Which one should get handled first?

Possible solutions:

• FCFS -- the first one to arrive gets handled first.

  difficulty 1) This might allow a malicious/recalcitrant device or program to gain control of the processor.

  difficulty 2) There must be hardware that maintains an ordering of pending exceptions. (a queue)

• prioritize all exceptions -- the one with the highest priority gets handled first. This is a common method for solving the problem.

  Priorities for various exceptions are assigned either by the manufacturer, or by a system administrator through software. The priorities are normally defined (and fixed) when a machine is booted (the OS is started up).

  difficulty 1) Exceptions with the same priority must still be handled in some order. Example of same priority exceptions might be all keyboard interrupts. Consider a machine with many terminals hooked up.

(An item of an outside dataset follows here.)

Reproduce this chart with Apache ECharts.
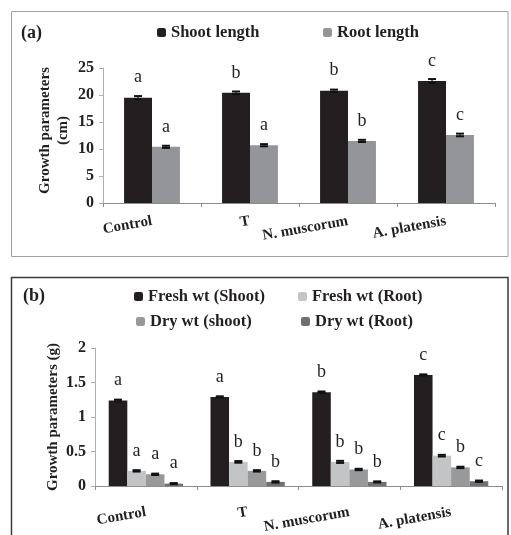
<!DOCTYPE html>
<html>
<head>
<meta charset="utf-8">
<script src="https://cdn.jsdelivr.net/npm/echarts@6/dist/echarts.min.js"></script>
<style>
html,body{margin:0;padding:0;background:#fff;}
#chart{width:511px;height:535px;}
</style>
</head>
<body>
<div id="chart"></div>
<script>
// ---- data ----
var categories = ['Control', 'T', 'N. muscorum', 'A. platensis'];

// panel (a) lengths (cm)
var shootLength = [19.5, 20.4, 20.8, 22.6];
var shootLengthErr = [0.3, 0.25, 0.2, 0.35];
var shootLengthLetters = ['a', 'b', 'b', 'c'];
var rootLength = [10.4, 10.7, 11.5, 12.6];
var rootLengthErr = [0.2, 0.2, 0.2, 0.25];
var rootLengthLetters = ['a', 'a', 'b', 'c'];
var yTicksA = [0, 5, 10, 15, 20, 25];

// panel (b) weights (g)
var freshShoot = [1.24, 1.29, 1.36, 1.61];
var freshShootErr = [0.012, 0.01, 0.01, 0.008];
var freshShootLetters = ['a', 'a', 'b', 'c'];
var freshRoot = [0.22, 0.35, 0.35, 0.44];
var freshRootErr = [0.01, 0.012, 0.015, 0.012];
var freshRootLetters = ['a', 'b', 'b', 'c'];
var dryShoot = [0.17, 0.22, 0.24, 0.27];
var dryShootErr = [0.01, 0.01, 0.01, 0.01];
var dryShootLetters = ['a', 'b', 'b', 'b'];
var dryRoot = [0.035, 0.06, 0.06, 0.07];
var dryRootErr = [0.008, 0.01, 0.008, 0.01];
var dryRootLetters = ['a', 'b', 'b', 'c'];
var yTicksB = [0, 0.5, 1, 1.5, 2];

// ---- styling ----
var SERIF = '"Liberation Serif", "Times New Roman", serif';
var C_BLACK = '#231f20';
var C_GRAY_A = '#939598';
var C_LIGHT = '#c3c4c6';
var C_MID = '#98999b';
var C_DARK = '#6f7073';

function letterLabel(letters) {
  return {
    show: true, position: 'top', distance: 11,
    fontFamily: SERIF, fontSize: 18, color: '#231f20',
    formatter: function (p) { return letters[p.dataIndex]; }
  };
}

function barSeries(name, data, color, letters, axisIdx, gap) {
  return {
    name: name, type: 'bar', xAxisIndex: axisIdx, yAxisIndex: axisIdx,
    data: data, barGap: '0%', barCategoryGap: gap,
    itemStyle: { color: color },
    label: letterLabel(letters), z: 2
  };
}

// error bars drawn through the axes' own coordinate system
function errorSeries(values, errs, k, n, gapPct, axisIdx) {
  var data = values.map(function (v, i) { return [i, v, errs[i]]; });
  return {
    type: 'custom', xAxisIndex: axisIdx, yAxisIndex: axisIdx, z: 5,
    silent: true,
    data: data,
    renderItem: function (params, api) {
      var ci = api.value(0), v = api.value(1), e = api.value(2);
      var band = api.size([1, 0])[0];
      var inner = band * (1 - gapPct);
      var bw = inner / n;
      var c = api.coord([ci, v]);
      var cx = c[0] - inner / 2 + (k + 0.5) * bw;
      var hi = api.coord([ci, v + e])[1];
      var lo = api.coord([ci, v - e])[1];
      var half = 4;
      var st = { stroke: '#111', lineWidth: 2 };
      return {
        type: 'group',
        children: [
          { type: 'line', shape: { x1: cx, y1: hi, x2: cx, y2: lo }, style: { stroke: '#111', lineWidth: 1 } },
          { type: 'line', shape: { x1: cx - half, y1: hi, x2: cx + half, y2: hi }, style: st },
          { type: 'line', shape: { x1: cx - half, y1: lo, x2: cx + half, y2: lo }, style: st }
        ]
      };
    }
  };
}

var axisLabelX = function (margin) {
  return {
    rotate: 10, margin: margin, interval: 0,
    fontFamily: SERIF, fontWeight: 'bold', fontSize: 15, color: '#231f20'
  };
};

var legendText = { fontFamily: SERIF, fontWeight: 'bold', fontSize: 16.5, color: '#231f20' };
function oneLegend(name, left, top) {
  return {
    data: [name], left: left, top: top, itemWidth: 9, itemHeight: 9,
    itemGap: 0, padding: 0, textStyle: legendText, selectedMode: false
  };
}

var option = {
  animation: false,
  backgroundColor: '#fff',
  title: [
    { text: '(a)', left: 21, top: 24, padding: 0,
      textStyle: { fontFamily: SERIF, fontWeight: 'bold', fontSize: 18, color: '#231f20' } },
    { text: '(b)', left: 23, top: 287, padding: 0,
      textStyle: { fontFamily: SERIF, fontWeight: 'bold', fontSize: 18, color: '#231f20' } }
  ],
  legend: [
    oneLegend('Shoot length', 157, 24),
    oneLegend('Root length', 323, 24),
    oneLegend('Fresh wt (Shoot)', 134, 288),
    oneLegend('Fresh wt (Root)', 298, 288),
    oneLegend('Dry wt (shoot)', 136, 313),
    oneLegend('Dry wt (Root)', 301, 313)
  ],
  graphic: [
    { type: 'rect', shape: { x: 11.5, y: 11.5, width: 496.5, height: 245 },
      style: { fill: 'none', stroke: '#a0a0a0', lineWidth: 1 }, z: -1 },
    { type: 'rect', shape: { x: 11.5, y: 277.5, width: 496.5, height: 270 },
      style: { fill: 'none', stroke: '#3a3a3a', lineWidth: 1.5 }, z: -1 }
  ],
  grid: [
    { left: 103, right: 16, top: 68, height: 135 },
    { left: 95, right: 9, top: 348, height: 146 }
  ],
  xAxis: [
    { type: 'category', gridIndex: 0, data: categories,
      axisLine: { lineStyle: { color: '#8c8c8c' } },
      axisTick: { show: true, length: 4, lineStyle: { color: '#8c8c8c' } },
      axisLabel: axisLabelX(18) },
    { type: 'category', gridIndex: 1, data: categories,
      axisLine: { lineStyle: { color: '#8c8c8c' } },
      axisTick: { show: true, length: 4, lineStyle: { color: '#8c8c8c' } },
      axisLabel: axisLabelX(26) }
  ],
  yAxis: [
    { type: 'value', gridIndex: 0, min: yTicksA[0], max: yTicksA[yTicksA.length - 1], interval: 5,
      name: 'Growth parameters\n(cm)', nameLocation: 'middle', nameGap: 31, nameRotate: 90,
      nameMoveOverlap: false,
      nameTextStyle: { fontFamily: SERIF, fontWeight: 'bold', fontSize: 15, color: '#231f20', lineHeight: 18, padding: [0, 0, 0, 10] },
      axisLine: { show: true, lineStyle: { color: '#b0b0b0' } },
      axisTick: { show: true, length: 4, lineStyle: { color: '#b0b0b0' } },
      splitLine: { show: false },
      axisLabel: { margin: 9, fontFamily: SERIF, fontWeight: 'bold', fontSize: 16, color: '#231f20' } },
    { type: 'value', gridIndex: 1, min: yTicksB[0], max: yTicksB[yTicksB.length - 1], interval: 0.5,
      name: 'Growth parameters (g)', nameLocation: 'middle', nameGap: 34, nameRotate: 90,
      nameMoveOverlap: false,
      nameTextStyle: { fontFamily: SERIF, fontWeight: 'bold', fontSize: 15, color: '#231f20' },
      axisLine: { show: true, lineStyle: { color: '#b0b0b0' } },
      axisTick: { show: true, length: 4, lineStyle: { color: '#b0b0b0' } },
      splitLine: { show: false },
      axisLabel: { margin: 9, fontFamily: SERIF, fontWeight: 'bold', fontSize: 16, color: '#231f20' } }
  ],
  series: [
    barSeries('Shoot length', shootLength, C_BLACK, shootLengthLetters, 0, '43%'),
    barSeries('Root length', rootLength, C_GRAY_A, rootLengthLetters, 0, '43%'),
    errorSeries(shootLength, shootLengthErr, 0, 2, 0.43, 0),
    errorSeries(rootLength, rootLengthErr, 1, 2, 0.43, 0),

    barSeries('Fresh wt (Shoot)', freshShoot, C_BLACK, freshShootLetters, 1, '27%'),
    barSeries('Fresh wt (Root)', freshRoot, C_LIGHT, freshRootLetters, 1, '27%'),
    barSeries('Dry wt (shoot)', dryShoot, C_MID, dryShootLetters, 1, '27%'),
    barSeries('Dry wt (Root)', dryRoot, C_DARK, dryRootLetters, 1, '27%'),
    errorSeries(freshShoot, freshShootErr, 0, 4, 0.27, 1),
    errorSeries(freshRoot, freshRootErr, 1, 4, 0.27, 1),
    errorSeries(dryShoot, dryShootErr, 2, 4, 0.27, 1),
    errorSeries(dryRoot, dryRootErr, 3, 4, 0.27, 1)
  ]
};

var chart = echarts.init(document.getElementById('chart'), null, { renderer: 'canvas' });
chart.setOption(option);
</script>
</body>
</html>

  The instruction fetch/execute cycle becomes:

  1. If any interrupts with a higher priority than whatever is currently running pending, handle them now
  2. instruction fetch
  3. PC update
  4. decode
  5. get operands
  6. do the instruction's operation
  7. put result away

  NOTE: This implies that there is some hardware notion of the priority for whatever code is currently running (application, keyboard interrupt handler, clock interrupt handler, etc.).

What should get given the highest priority?
clock? power failure? thermal shutdown? arithmetic overflow? keyboard? I/O device ready?

Priorities are a matter of which is most urgent, and therefore cannot wait, and how long it takes to process the interrupt.

• clock is urgent, clock interrupts occur frequently, and handling takes little processing, maybe only a variable increment.
• power failure is very urgent, but takes a lot or processing, because the machine will be stopped.
• overflow is urgent to the program which caused it, because the program cannot continue.
• keyboard is urgent because we do not want to lose a second key press before the first is handled.

So, what ordering ought to be imposed?

Reentrant Exception Handlers

The best solution combines priorities with an exception handler that can itself be interrupted. There are many details to get right to make this possible.

• The instruction fetch/execute cycle remains the same. At the beginning of every instruction (even those within the exception handler), a check is made to see
  • if there are pending interrupts
  • if listening for interrupts is enabled
  Only those with higher priorities than whatever is currently running will be processed.
• The exception handler must be modified so that it can be interrupted. Its own state must be saved (safely).
• Within the handler:
  1. While interrupts are disabled, save important state that cannot get clobbered. (EPC, current priority level, maybe registers $26 and $27).
     Question: Where do these things get saved?
  2. Re-enable interrupts for devices with higher priorities than current level.

     If the priority level checking is done in hardware, then all interrupts can be re-enabled.

  3. This invocation of the exception handler eventually finishes.